The whole point of WiMax was for carriers not to need as massive a fiber build out. It appears to have arrived too late for those kind of ambitions because telco’s and cable operators are already in the middle of the massive fiber build out that will be needed for next generation, high bandwidth applications. Time Warner had to upgrade 60% of the head ends and cabling around here before they could gauruntee the QOS they needed to meet Sprint’s minimum requirements. This cost them tens of millions of dollars. The thing WiMax has on fiber is cost. Imagine how much it cost time warner to wire up all of those houses, keep the coax maintained, service calls because of cable problems, etc… trust me its alot. By beginning with a high bandwidth wireless architecture you can provide the same services at a fraction of the costs. I can’t even quantify how much it costs to build and maintain a cable network, but I know a guy that can and the answer is tens of millions per year. What WiMax allows us to do is directly compete for the same market with a much smaller initial investment. My plan is incomplete because I have spent all of my time on the viatalk project but here is how things can work.
Data -this is easy WiMax CPE works in a similar manner to cable modems, the spec was built on the DOCSIS spec which is basically MAC authentication with provisions for encryption, and different levels of service provisioning (one guy can get 1 MB down, and another 3MB for instance)

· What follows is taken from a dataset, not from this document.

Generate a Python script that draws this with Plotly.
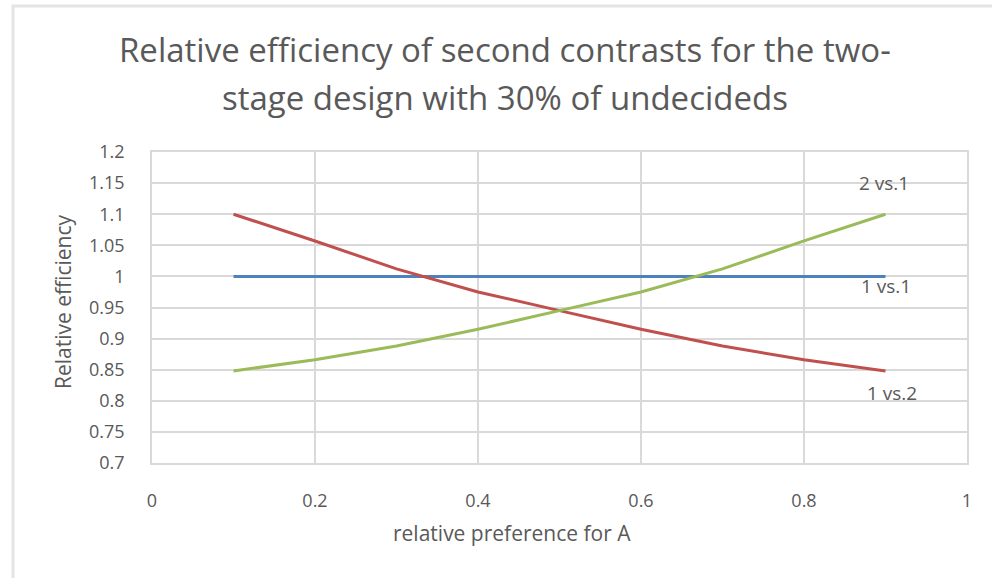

Voice -also relatively easy, we can simply stick a pap2 on one of the ethernet ports and QOS sip traffic to the highest priority, then we set the accounts up as we normally do
IPTV -this is a little newer, there exists (1)CPE, designed (2)for this. To get the content, you set up a reseller account with the national programming service, get a C band satellite (these toss you mpeg2 video) NPS is something like 10 cents per channel per customer, and it goes down the more customers you get. That is exactly what cable companies do which is why if you drive pas a headend you see a bunch off satellites pointed to different transponders.
New Services – What will really set a provider apart is new services that don’t yet exist.